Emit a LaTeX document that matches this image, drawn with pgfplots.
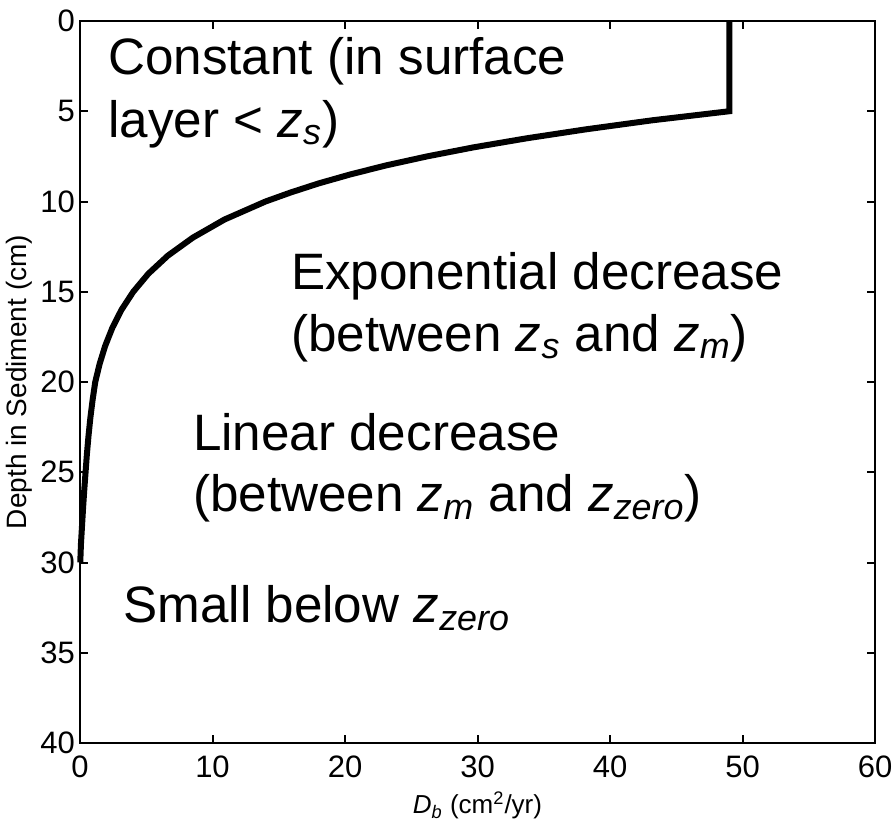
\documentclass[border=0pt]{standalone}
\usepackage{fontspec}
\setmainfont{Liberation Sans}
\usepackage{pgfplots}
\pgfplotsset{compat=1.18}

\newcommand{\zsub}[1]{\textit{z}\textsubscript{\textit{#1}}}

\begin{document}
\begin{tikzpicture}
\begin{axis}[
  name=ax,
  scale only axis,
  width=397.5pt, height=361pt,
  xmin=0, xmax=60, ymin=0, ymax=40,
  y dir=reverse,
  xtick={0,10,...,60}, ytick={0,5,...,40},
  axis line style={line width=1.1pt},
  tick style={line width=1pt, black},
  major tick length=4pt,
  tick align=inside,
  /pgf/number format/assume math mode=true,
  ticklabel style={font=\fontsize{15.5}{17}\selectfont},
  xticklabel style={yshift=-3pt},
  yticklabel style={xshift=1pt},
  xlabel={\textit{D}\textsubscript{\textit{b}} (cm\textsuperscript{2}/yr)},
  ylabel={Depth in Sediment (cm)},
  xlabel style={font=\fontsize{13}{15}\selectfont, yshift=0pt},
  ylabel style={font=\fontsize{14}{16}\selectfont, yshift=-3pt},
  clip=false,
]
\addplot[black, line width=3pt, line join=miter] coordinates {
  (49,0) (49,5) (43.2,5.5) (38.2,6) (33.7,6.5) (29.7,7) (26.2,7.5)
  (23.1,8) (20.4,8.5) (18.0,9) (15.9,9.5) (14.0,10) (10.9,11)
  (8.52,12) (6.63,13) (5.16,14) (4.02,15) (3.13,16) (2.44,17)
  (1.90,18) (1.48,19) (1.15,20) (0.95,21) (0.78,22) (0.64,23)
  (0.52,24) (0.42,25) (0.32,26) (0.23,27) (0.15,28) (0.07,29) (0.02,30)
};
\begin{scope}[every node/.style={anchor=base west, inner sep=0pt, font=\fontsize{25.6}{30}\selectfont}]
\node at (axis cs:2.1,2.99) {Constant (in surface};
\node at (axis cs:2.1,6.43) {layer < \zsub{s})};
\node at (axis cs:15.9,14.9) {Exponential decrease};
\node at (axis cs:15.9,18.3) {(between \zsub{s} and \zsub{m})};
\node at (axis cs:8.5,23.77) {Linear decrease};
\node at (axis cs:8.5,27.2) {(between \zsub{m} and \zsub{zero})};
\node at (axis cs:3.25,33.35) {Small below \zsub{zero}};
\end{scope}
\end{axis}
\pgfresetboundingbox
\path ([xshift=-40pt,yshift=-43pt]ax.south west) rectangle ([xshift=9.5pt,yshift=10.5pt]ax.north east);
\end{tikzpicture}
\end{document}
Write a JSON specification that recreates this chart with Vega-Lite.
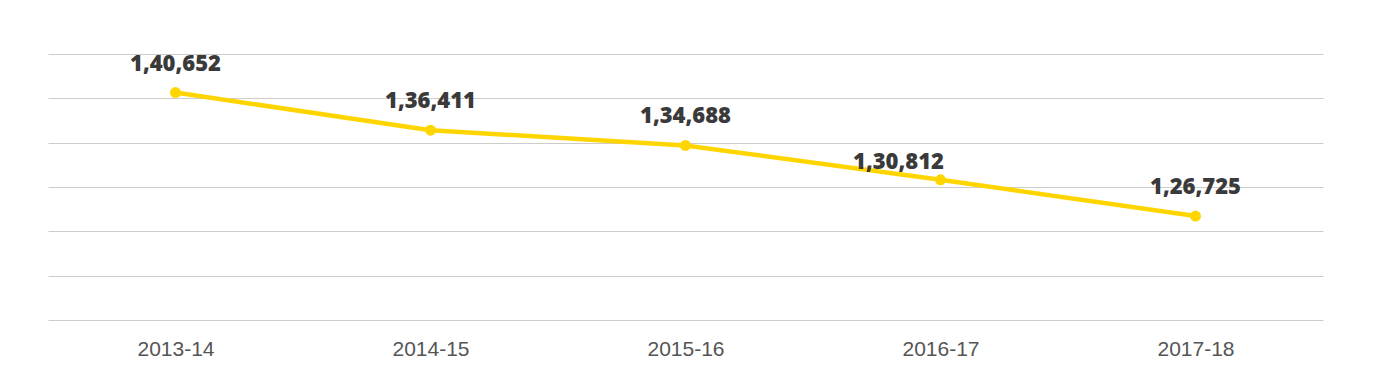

+ + + +

**Your goal:**
Quote each line of the listing exactly, but leave the pictures out.

**Correct response:**
Emit a LaTeX document that matches this image, drawn with pgfplots.
\documentclass[border=0pt]{standalone}
\usepackage{fontspec}
\setmainfont{Liberation Sans}
\usepackage{pgfplots}
\pgfplotsset{compat=1.18}

\newcommand{\zsub}[1]{\textit{z}\textsubscript{\textit{#1}}}

\begin{document}
\begin{tikzpicture}
\begin{axis}[
  name=ax,
  scale only axis,
  width=397.5pt, height=361pt,
  xmin=0, xmax=60, ymin=0, ymax=40,
  y dir=reverse,
  xtick={0,10,...,60}, ytick={0,5,...,40},
  axis line style={line width=1.1pt},
  tick style={line width=1pt, black},
  major tick length=4pt,
  tick align=inside,
  /pgf/number format/assume math mode=true,
  ticklabel style={font=\fontsize{15.5}{17}\selectfont},
  xticklabel style={yshift=-3pt},
  yticklabel style={xshift=1pt},
  xlabel={\textit{D}\textsubscript{\textit{b}} (cm\textsuperscript{2}/yr)},
  ylabel={Depth in Sediment (cm)},
  xlabel style={font=\fontsize{13}{15}\selectfont, yshift=0pt},
  ylabel style={font=\fontsize{14}{16}\selectfont, yshift=-3pt},
  clip=false,
]
\addplot[black, line width=3pt, line join=miter] coordinates {
  (49,0) (49,5) (43.2,5.5) (38.2,6) (33.7,6.5) (29.7,7) (26.2,7.5)
  (23.1,8) (20.4,8.5) (18.0,9) (15.9,9.5) (14.0,10) (10.9,11)
  (8.52,12) (6.63,13) (5.16,14) (4.02,15) (3.13,16) (2.44,17)
  (1.90,18) (1.48,19) (1.15,20) (0.95,21) (0.78,22) (0.64,23)
  (0.52,24) (0.42,25) (0.32,26) (0.23,27) (0.15,28) (0.07,29) (0.02,30)
};
\begin{scope}[every node/.style={anchor=base west, inner sep=0pt, font=\fontsize{25.6}{30}\selectfont}]
\node at (axis cs:2.1,2.99) {Constant (in surface};
\node at (axis cs:2.1,6.43) {layer < \zsub{s})};
\node at (axis cs:15.9,14.9) {Exponential decrease};
\node at (axis cs:15.9,18.3) {(between \zsub{s} and \zsub{m})};
\node at (axis cs:8.5,23.77) {Linear decrease};
\node at (axis cs:8.5,27.2) {(between \zsub{m} and \zsub{zero})};
\node at (axis cs:3.25,33.35) {Small below \zsub{zero}};
\end{scope}
\end{axis}
\pgfresetboundingbox
\path ([xshift=-40pt,yshift=-43pt]ax.south west) rectangle ([xshift=9.5pt,yshift=10.5pt]ax.north east);
\end{tikzpicture}
\end{document}
Write a JSON specification that recreates this chart with Vega-Lite.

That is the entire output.